You probably have not been given the gift of speaking in a language you never learned so that you could share the gospel with someone. I know I haven’t been given that gift, even when I have had the opportunity to talk about Jesus with Hispanics, or Koreans, or Chinese. But, in the case of those who spoke Spanish, God provided materials that were in both English and Spanish. In the case of Koreans, or Chinese, God granted that they knew enough English to understand what I was telling them about Jesus. As he did on Pentecost, God is brining people from many nations, who need to hear about Jesus, right to our own cities and neighborhoods. International students are coming to our schools and colleges. But the opportunities we have to share the law and the gospel with others usually doesn’t require the ability to speak another language. They simply require a heart that is filled with joy and thankfulness for our own salvation, a heart that is filled with enough love for our neighbor that we want them to be saved too, and confident trust that the Lord will send us the Holy Spirit to give us whatever we need to make use of the many opportunities he brings to us to witness.

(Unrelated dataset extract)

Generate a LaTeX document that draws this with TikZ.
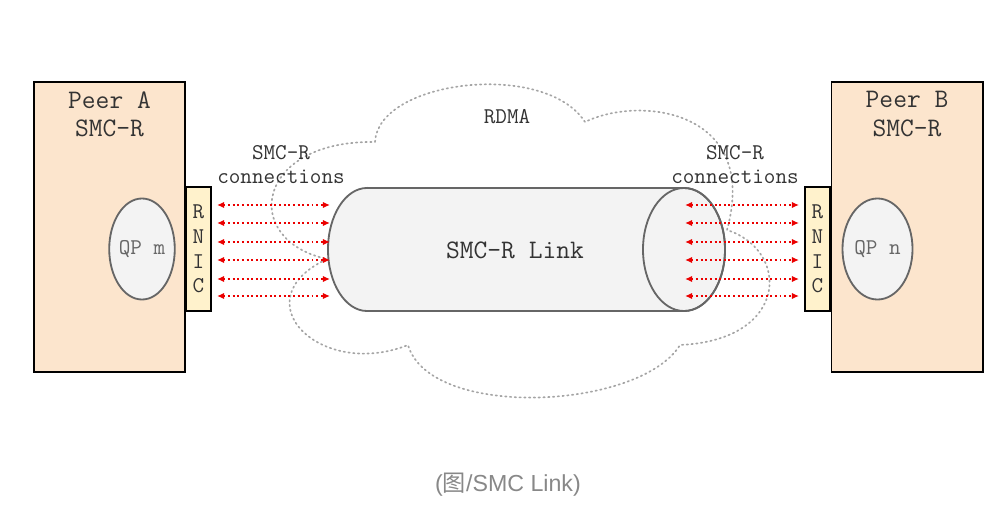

All of us can remember times when we have failed to trust that the Lord would provide us with what we needed to witness in a certain situation. As we confess those sins and see our forgiveness in Jesus, we will be moved to trust him to provide what we need in the future.

Search the Scriptures so that you continue to grow in the joy of your salvation. Pray daily that the Lord would provide you with opportunities to share the joy of salvation with those who don’t know him. Trust that he will provide whatever gifts you need to make use of those opportunities when they come.

The Lord will provide. He provided a lamb for Abraham to sacrifice instead of Isaac. He provided his son to be sacrificed in our place to pay for our sins and the sins of the whole world. He provided the disciples the gifts that they needed to proclaim the law and the gospel on the day of Pentecost. Trust that he will provide you with whatever gifts you need to proclaim the law and the gospel to others when he gives you the opportunity to do so.